Pero es que entonces la Iglesia se imponía, entre otras cosas, gracias a la magnificencia de su arte: sus catedrales, sus vidrieras, sus tallas, sus lienzos y tapices, sus sepulcros, sus relicarios, sus cúpulas airosas, sus gárgolas temibles, sus capiteles historiados o el pórtico-cómic en piedra del Maestro Mateo...
La plebe, los fieles, contemplaban todo esto y enmudecían de asombro, de admiración, de piedad inducida. Se sobrecogían, se estremecían, se postraban de fervor y admiración ante cómo interpretaban el hecho religioso los artistas más dotados de su tiempo.
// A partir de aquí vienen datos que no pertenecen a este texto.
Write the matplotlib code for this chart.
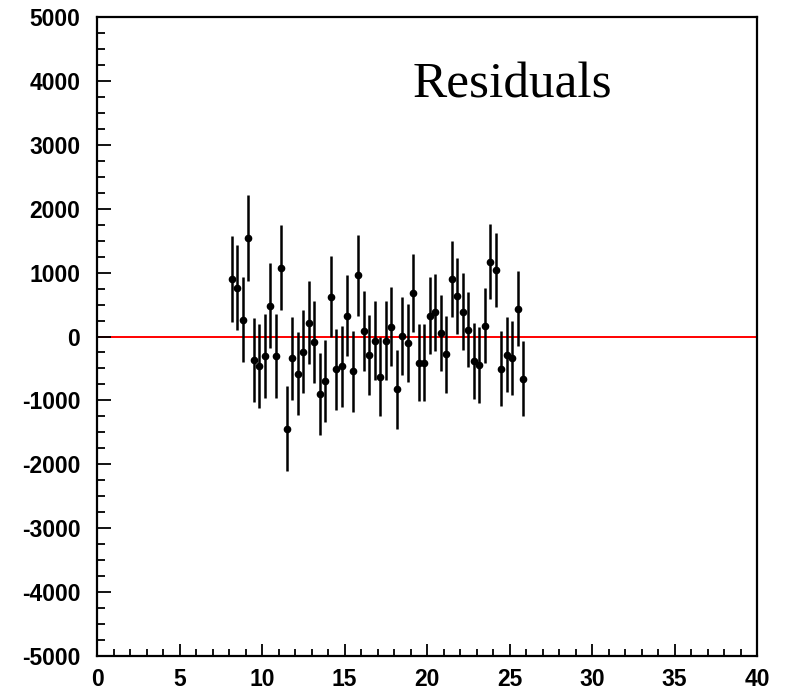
import matplotlib
matplotlib.use("Agg")
import matplotlib.pyplot as plt
from matplotlib.ticker import MultipleLocator

plt.rcParams["axes.unicode_minus"] = False

x = [8.17, 8.50, 8.83, 9.17, 9.50, 9.83, 10.17, 10.50, 10.83, 11.17,
     11.50, 11.83, 12.17, 12.50, 12.83, 13.17, 13.50, 13.83, 14.17, 14.50,
     14.83, 15.17, 15.50, 15.83, 16.17, 16.50, 16.83, 17.17, 17.50, 17.83,
     18.17, 18.50, 18.83, 19.17, 19.50, 19.83, 20.17, 20.50, 20.83, 21.17,
     21.50, 21.83, 22.17, 22.50, 22.83, 23.17, 23.50, 23.83, 24.17, 24.50,
     24.83, 25.17, 25.50, 25.83]
residuals = [906, 766, 266, 1542, -370, -458, -307, 484, -307, 1078,
             -1443, -339, -583, -240, 219, -83, -901, -698, 625, -516,
             -464, 328, -542, 958, 83, -286, -63, -630, -68, 156,
             -828, 5, -99, 682, -411, -411, 323, 380, 57, -281,
             896, 630, 391, 109, -380, -443, 172, 1172, 1042, -505,
             -286, -339, 438, -661]
errors = [672, 669, 672, 674, 660, 660, 660, 660, 660, 660,
          667, 650, 650, 650, 650, 645, 645, 640, 640, 640,
          635, 635, 635, 630, 630, 630, 625, 620, 618, 615,
          612, 610, 608, 609, 605, 605, 603, 600, 600, 598,
          596, 598, 595, 593, 592, 590, 590, 585, 585, 585,
          585, 584, 583, 583]
x_ticks = [0, 5, 10, 15, 20, 25, 30, 35, 40]
y_ticks = [-5000, -4000, -3000, -2000, -1000, 0, 1000, 2000, 3000, 4000, 5000]

fig = plt.figure(figsize=(7.85, 6.90), dpi=100)
ax = fig.add_axes([97/785, 1 - 656/690, (757 - 97)/785, (656 - 17)/690])

ax.axhline(0, color="#ff0000", lw=1.4, zorder=1)
ax.errorbar(x, residuals, yerr=errors, fmt="o", color="black", ms=4.5,
            elinewidth=1.8, capsize=0, zorder=3)

ax.set_xlim(0, 40)
ax.set_ylim(-5000, 5000)
ax.set_xticks(x_ticks)
ax.set_yticks(y_ticks)
ax.xaxis.set_minor_locator(MultipleLocator(1))
ax.yaxis.set_minor_locator(MultipleLocator(250))

for s in ax.spines.values():
    s.set_linewidth(1.6)

ax.tick_params(axis="x", which="major", direction="in", length=9, width=1.3, pad=9)
ax.tick_params(axis="x", which="minor", direction="in", length=5, width=1.3)
ax.tick_params(axis="y", which="major", direction="in", length=10, width=1.3, pad=12)
ax.tick_params(axis="y", which="minor", direction="in", length=6, width=1.3)

for lab in ax.get_xticklabels() + ax.get_yticklabels():
    lab.set_fontfamily("Liberation Sans")
    lab.set_fontweight("bold")
    lab.set_fontsize(16.5)

ax.text(0.629, 0.8737, "Residuals", transform=ax.transAxes,
        fontfamily="Liberation Serif", fontsize=37, ha="center", va="baseline")

fig.savefig("out.png", dpi=100)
Pero ahora, ante una escultura como esta, uno lo que siente es una mueca de desprecio, de rechazo, de vergüenza ajena.
Más que síndrome de Stendhal, lo que provoca es náuseas.

Con lo que surge la duda de si, para contrarrestar su efecto devastador, no debería levantarse al lado, o convenientemente cerca, un monumento al ateísmo como el inaugurado recientemente en Florida.
Por aquello de recuperar la dignidad de este espacio público.
Pero para qué molestarse. No vale la pena: con esta escultura estrafalaria, repelente, chirriante de puro fea, un recordatorio de primera comunión en 3D, el objetivo se ha cumplido más que de sobra.
Si uno lo piensa bien, no hay mejor monumento al ateísmo que este.